Frequently Asked Questions

When should service businesses start year-end tax prep?

Start at least 6-8 weeks before filing season peak so cleanup and exception closure are finished before deadline pressure rises.

What is the first step in year-end tax data cleanup?

Reconcile source transactions with ledger and tax summaries, then classify unresolved mismatches by root cause and impact.

Why do service businesses struggle at year-end more than product businesses?

Service billing often includes mixed scopes, milestones, credits, and custom charges that require careful tax classification and evidence.

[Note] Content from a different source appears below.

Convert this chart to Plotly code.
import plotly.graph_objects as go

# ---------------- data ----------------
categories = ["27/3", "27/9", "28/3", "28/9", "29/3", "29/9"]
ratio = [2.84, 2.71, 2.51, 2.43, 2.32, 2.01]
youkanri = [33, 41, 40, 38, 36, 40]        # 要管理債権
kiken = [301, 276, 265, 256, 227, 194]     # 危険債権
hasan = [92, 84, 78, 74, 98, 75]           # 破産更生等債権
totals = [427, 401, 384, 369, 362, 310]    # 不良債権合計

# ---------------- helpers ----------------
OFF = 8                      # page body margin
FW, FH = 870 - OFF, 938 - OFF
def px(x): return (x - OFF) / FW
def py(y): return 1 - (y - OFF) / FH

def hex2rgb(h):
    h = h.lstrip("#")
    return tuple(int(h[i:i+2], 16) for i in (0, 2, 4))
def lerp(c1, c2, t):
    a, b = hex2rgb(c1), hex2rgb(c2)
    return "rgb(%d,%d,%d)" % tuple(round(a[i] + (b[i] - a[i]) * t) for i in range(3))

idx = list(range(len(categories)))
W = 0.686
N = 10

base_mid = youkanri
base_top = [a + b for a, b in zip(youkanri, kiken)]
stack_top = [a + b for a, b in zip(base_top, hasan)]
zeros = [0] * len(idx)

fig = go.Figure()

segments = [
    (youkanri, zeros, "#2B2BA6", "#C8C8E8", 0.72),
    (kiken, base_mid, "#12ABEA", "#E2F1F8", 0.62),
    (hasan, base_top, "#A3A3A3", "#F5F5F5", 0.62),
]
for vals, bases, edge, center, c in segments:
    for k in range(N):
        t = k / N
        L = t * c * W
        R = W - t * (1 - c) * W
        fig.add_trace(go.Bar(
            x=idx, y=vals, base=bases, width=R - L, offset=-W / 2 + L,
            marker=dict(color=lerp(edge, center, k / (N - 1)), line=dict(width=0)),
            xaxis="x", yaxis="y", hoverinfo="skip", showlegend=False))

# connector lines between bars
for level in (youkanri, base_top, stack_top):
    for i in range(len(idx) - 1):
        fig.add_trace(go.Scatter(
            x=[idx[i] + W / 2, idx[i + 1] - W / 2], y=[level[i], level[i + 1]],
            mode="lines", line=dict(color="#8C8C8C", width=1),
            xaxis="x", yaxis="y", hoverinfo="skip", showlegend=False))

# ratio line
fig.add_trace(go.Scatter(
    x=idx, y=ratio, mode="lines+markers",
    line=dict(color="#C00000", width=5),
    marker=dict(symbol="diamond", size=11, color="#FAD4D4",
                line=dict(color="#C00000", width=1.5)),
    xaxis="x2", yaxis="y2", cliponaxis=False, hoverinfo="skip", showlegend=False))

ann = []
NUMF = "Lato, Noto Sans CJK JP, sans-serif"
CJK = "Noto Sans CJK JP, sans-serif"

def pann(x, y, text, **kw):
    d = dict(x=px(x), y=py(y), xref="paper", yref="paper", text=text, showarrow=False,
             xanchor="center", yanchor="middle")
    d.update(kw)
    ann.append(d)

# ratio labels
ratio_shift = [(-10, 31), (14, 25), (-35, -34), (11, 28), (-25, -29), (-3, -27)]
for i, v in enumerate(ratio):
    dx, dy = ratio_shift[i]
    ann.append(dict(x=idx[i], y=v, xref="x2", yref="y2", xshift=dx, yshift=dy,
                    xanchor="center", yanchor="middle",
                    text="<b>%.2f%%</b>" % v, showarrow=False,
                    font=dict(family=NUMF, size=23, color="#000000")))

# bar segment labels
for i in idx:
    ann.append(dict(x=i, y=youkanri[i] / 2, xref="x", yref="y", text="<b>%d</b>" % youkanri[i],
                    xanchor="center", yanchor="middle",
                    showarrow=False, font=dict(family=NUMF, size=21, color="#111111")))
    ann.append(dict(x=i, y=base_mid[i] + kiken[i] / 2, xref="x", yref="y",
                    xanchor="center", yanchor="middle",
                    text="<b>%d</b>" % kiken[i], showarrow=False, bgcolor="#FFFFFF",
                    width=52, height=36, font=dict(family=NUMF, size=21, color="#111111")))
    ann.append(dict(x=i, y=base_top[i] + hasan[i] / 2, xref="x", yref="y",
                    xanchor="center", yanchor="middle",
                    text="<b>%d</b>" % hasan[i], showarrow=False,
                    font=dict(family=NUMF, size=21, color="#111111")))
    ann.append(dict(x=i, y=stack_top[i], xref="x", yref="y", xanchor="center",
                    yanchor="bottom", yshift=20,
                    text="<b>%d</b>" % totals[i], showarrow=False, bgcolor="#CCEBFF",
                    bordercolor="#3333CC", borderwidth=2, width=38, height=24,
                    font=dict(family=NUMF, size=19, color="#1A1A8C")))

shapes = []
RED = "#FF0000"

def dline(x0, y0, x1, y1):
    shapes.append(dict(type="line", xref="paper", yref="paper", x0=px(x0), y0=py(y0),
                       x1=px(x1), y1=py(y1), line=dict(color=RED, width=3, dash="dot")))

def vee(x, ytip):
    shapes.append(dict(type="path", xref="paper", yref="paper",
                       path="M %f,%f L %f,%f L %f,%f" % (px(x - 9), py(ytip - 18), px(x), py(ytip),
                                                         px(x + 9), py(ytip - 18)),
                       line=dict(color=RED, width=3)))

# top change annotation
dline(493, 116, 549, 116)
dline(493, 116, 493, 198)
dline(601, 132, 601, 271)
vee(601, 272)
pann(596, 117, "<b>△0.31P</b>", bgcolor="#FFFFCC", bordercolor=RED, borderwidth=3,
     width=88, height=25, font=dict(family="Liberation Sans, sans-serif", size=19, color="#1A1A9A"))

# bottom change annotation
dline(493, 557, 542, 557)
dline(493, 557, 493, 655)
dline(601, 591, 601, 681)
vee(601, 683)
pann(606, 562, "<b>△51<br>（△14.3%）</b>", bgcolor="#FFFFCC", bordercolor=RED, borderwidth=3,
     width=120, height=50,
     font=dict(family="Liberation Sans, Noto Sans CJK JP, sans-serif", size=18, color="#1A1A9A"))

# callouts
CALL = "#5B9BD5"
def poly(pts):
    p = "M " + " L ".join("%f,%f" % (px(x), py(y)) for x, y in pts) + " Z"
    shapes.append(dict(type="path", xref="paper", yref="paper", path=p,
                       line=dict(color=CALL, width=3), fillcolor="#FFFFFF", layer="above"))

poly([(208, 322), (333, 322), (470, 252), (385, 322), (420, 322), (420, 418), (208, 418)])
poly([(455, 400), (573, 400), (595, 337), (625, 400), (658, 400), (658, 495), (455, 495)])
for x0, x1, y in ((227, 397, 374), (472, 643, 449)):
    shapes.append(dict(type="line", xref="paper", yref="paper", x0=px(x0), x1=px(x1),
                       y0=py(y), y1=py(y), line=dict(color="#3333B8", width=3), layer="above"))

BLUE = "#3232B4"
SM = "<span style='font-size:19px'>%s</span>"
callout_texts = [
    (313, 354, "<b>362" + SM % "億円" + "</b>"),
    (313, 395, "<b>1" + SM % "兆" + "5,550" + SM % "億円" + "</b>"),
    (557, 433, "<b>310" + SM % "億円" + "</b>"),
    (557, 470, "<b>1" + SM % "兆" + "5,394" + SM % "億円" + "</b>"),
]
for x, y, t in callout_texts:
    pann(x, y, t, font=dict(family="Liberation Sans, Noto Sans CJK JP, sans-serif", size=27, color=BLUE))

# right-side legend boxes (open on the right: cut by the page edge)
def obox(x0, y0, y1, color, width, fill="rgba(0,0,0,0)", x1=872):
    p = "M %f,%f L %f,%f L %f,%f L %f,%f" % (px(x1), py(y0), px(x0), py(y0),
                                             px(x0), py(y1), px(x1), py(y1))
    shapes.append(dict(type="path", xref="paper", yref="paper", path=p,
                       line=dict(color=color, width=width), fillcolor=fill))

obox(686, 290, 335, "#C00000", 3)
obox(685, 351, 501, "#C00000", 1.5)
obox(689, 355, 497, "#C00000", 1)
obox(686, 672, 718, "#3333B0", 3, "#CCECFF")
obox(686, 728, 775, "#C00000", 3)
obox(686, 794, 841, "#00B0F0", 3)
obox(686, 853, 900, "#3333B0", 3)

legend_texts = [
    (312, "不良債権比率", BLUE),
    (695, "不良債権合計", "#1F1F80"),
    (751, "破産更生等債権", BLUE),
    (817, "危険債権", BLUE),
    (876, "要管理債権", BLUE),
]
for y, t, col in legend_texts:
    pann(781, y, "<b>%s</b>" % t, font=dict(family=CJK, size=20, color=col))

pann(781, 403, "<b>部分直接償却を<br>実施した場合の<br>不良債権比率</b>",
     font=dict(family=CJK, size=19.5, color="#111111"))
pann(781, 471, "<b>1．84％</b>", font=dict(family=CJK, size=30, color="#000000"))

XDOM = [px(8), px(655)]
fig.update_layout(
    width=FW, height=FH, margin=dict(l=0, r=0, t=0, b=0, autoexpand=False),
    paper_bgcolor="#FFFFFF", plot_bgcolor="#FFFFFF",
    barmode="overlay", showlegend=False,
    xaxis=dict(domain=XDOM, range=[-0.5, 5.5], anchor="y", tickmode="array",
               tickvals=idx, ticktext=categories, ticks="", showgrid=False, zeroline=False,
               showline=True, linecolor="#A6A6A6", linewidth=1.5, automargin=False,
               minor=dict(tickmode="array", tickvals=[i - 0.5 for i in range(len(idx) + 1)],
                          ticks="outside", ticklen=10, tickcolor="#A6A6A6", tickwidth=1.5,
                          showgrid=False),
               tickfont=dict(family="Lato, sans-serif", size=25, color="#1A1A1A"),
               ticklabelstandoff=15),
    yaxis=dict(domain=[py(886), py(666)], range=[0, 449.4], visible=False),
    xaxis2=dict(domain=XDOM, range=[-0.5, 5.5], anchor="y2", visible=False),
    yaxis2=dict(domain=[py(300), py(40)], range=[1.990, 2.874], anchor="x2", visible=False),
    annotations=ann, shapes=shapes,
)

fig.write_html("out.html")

How do I avoid year-end filing panic?

Use monthly controls throughout the year and run a staged year-end checklist with ownership, dates, and escalation thresholds.

What documentation matters most before filing?

Adjustment approvals, reconciliation bridges, tax treatment rationale, and evidence linking reported totals to source records.

Should open tax exceptions be carried into next year?

Only if policy allows and impact is documented. Material exceptions should be resolved before filing when possible.

How can small teams handle year-end tax prep effectively?

Use structured templates, role clarity, weekly close meetings, and strict tracking of exception aging.

What is the best metric for year-end readiness?

Track unresolved exception value plus evidence completeness ratio to measure both risk and audit readiness.